On day 1, I schlepped myself from the coast to Palm Desert to wait in line for a few hours. It was worth it as I was in and out of the store in a few minutes after 10am. The vaguely amusing part is that I don't even want a Model 3. I like what I have (late 2014 Model S AP), except for the fact that I'll probably end up selling it in June/July after 18 months of ownership at 50,000 miles driven due specifically to the anemic ESA (not to mention the lack of one for miles 100,001-150,000), and the inconsistent nickel and diming that has become evident as part of the Service experience these days. (stellar service experiences and abhorrent service experiences with no rhyme or reason as to what you'll get next do not confidence build).

I just figured the reservation was worth having in case I decided that I wanted a Model 3, since signing up on day one was the only way to ensure the full tax credit *and* delivery within the first 6 months of production regardless of optioning, as a California owner. I'm within the first 25,000 reservations after employees, probably, and it's reasonable that they'll get 25,000 cars out in the first 6 months. I don't know that I'll want one of the first ones :), but that's neither here nor there.
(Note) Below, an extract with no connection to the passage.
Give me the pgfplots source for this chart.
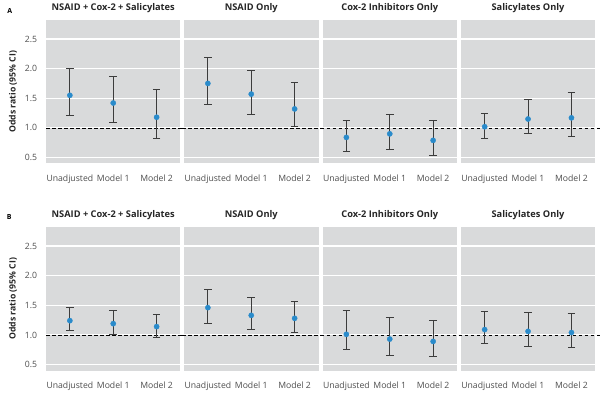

One thing's for sure - Elon and company (literally) are going to deserve all the credit they get for delivering this car, and the supercharging and service networks and gigafactories plural and manufacturing and assembly factories to support it globally.

As a TSLA investor (with no inside information whatsoever), I would suggest laying hands upon a few shares for the long term, as your circumstances allow, *before* the 2nd reveal event.

dalesmith1962 | 16 April 2016

Not a deal breaker.

Haggy | 17 April 2016

Although half of all car buyers might not pay federal income taxes, there are more used car sales than there are new car sales. Otherwise, it would mean that most cars on the road would get replaced each year. But it's not even close. There are no tax credits for a used EV. It might take a while before people can even find a used Model 3. But there are people who will buy a used Model S even though they might have otherwise bought a new car for less money. The advantage of buying a used Tesla is that the tax credit keeps the price down. If I want to sell a used Model S where I am, the price will drop over $10,000 from what I paid as soon as I drive it away after paying for it. People compare used car prices to the effective cost of a new car. So even those who get used cars have the tax credits factored into the price.

With the Model 3, there could be people who buy the car, get the rebates and credits, and sell the car for more than it cost them after taxes. A person could sell it as a used car, meaning it gets used in between the time the person buys it and sells it. Acting as a middleman would be illegal, so there would have to be at least some personal use. A person couldn't buy it with the intent of flipping it, but I expect that there will be some who have the name of a parent or uncle on the title as a second owner, so somebody can claim the credit.